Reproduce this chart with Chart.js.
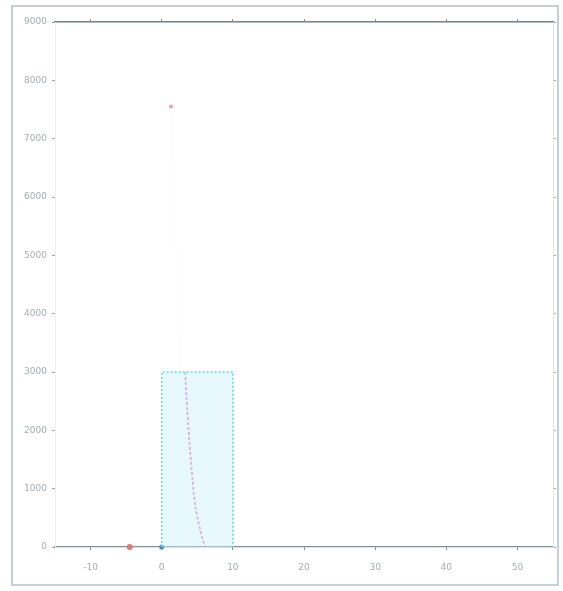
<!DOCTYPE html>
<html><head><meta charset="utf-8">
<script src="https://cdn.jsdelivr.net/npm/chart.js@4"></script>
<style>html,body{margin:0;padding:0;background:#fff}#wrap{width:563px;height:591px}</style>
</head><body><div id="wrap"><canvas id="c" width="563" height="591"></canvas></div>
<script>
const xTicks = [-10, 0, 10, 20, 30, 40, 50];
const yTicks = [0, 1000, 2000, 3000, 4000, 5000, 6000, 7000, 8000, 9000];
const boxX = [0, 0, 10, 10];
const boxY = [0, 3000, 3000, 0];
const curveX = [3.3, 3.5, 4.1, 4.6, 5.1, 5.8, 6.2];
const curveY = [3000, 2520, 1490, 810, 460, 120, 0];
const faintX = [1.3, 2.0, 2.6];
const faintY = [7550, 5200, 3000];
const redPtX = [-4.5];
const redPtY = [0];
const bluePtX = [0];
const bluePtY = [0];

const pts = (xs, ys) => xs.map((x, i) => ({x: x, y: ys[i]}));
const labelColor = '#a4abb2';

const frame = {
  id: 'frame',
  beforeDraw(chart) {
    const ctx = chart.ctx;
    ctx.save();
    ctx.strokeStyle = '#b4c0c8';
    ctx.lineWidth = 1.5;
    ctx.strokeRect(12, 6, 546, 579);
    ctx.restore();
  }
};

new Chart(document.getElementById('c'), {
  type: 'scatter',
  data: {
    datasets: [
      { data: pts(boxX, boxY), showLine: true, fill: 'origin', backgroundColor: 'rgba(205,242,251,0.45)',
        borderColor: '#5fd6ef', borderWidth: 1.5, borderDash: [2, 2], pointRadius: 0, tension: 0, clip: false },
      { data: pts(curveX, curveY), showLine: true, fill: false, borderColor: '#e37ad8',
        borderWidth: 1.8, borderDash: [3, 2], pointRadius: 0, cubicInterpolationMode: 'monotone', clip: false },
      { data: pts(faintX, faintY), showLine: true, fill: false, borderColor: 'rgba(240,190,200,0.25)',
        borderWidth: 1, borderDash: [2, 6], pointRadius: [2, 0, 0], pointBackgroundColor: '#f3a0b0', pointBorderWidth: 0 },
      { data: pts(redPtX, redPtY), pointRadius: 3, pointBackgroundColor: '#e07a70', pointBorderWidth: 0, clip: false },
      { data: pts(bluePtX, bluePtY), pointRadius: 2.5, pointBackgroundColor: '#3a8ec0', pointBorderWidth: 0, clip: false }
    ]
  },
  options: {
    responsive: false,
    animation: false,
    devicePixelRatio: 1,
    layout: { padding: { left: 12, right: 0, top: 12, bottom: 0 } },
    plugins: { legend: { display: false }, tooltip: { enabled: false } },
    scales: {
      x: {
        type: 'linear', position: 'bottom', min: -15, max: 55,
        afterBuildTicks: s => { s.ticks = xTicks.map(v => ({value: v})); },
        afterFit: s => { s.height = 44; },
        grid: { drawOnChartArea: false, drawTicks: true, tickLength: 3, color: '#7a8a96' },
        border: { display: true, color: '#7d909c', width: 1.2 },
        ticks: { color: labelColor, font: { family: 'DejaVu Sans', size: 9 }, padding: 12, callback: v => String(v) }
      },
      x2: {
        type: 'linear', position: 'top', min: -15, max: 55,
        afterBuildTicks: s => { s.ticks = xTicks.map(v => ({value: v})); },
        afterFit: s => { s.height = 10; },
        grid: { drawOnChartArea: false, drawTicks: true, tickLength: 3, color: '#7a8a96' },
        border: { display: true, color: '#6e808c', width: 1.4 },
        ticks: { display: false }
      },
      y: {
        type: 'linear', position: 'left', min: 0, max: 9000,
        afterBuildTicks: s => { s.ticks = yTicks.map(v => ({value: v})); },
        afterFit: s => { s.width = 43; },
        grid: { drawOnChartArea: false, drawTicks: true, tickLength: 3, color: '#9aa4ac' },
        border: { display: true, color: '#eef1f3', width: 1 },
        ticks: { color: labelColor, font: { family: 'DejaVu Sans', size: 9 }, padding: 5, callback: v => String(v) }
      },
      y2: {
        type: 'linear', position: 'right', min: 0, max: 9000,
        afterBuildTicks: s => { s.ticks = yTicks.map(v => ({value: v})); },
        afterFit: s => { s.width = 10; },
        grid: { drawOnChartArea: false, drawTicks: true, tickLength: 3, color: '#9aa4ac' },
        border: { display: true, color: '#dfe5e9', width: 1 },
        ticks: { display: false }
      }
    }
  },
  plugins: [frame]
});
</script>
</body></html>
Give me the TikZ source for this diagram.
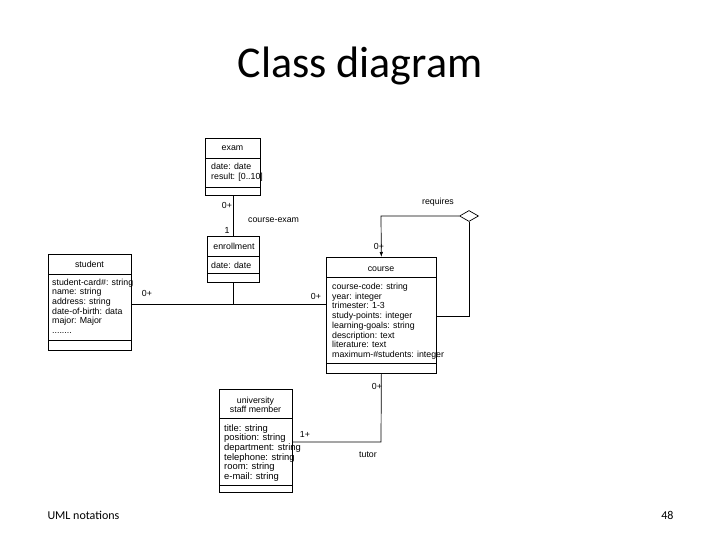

§ §

Your goal: How many of the lines above contain the string "this"? Give the number only.

Exercise answer: 2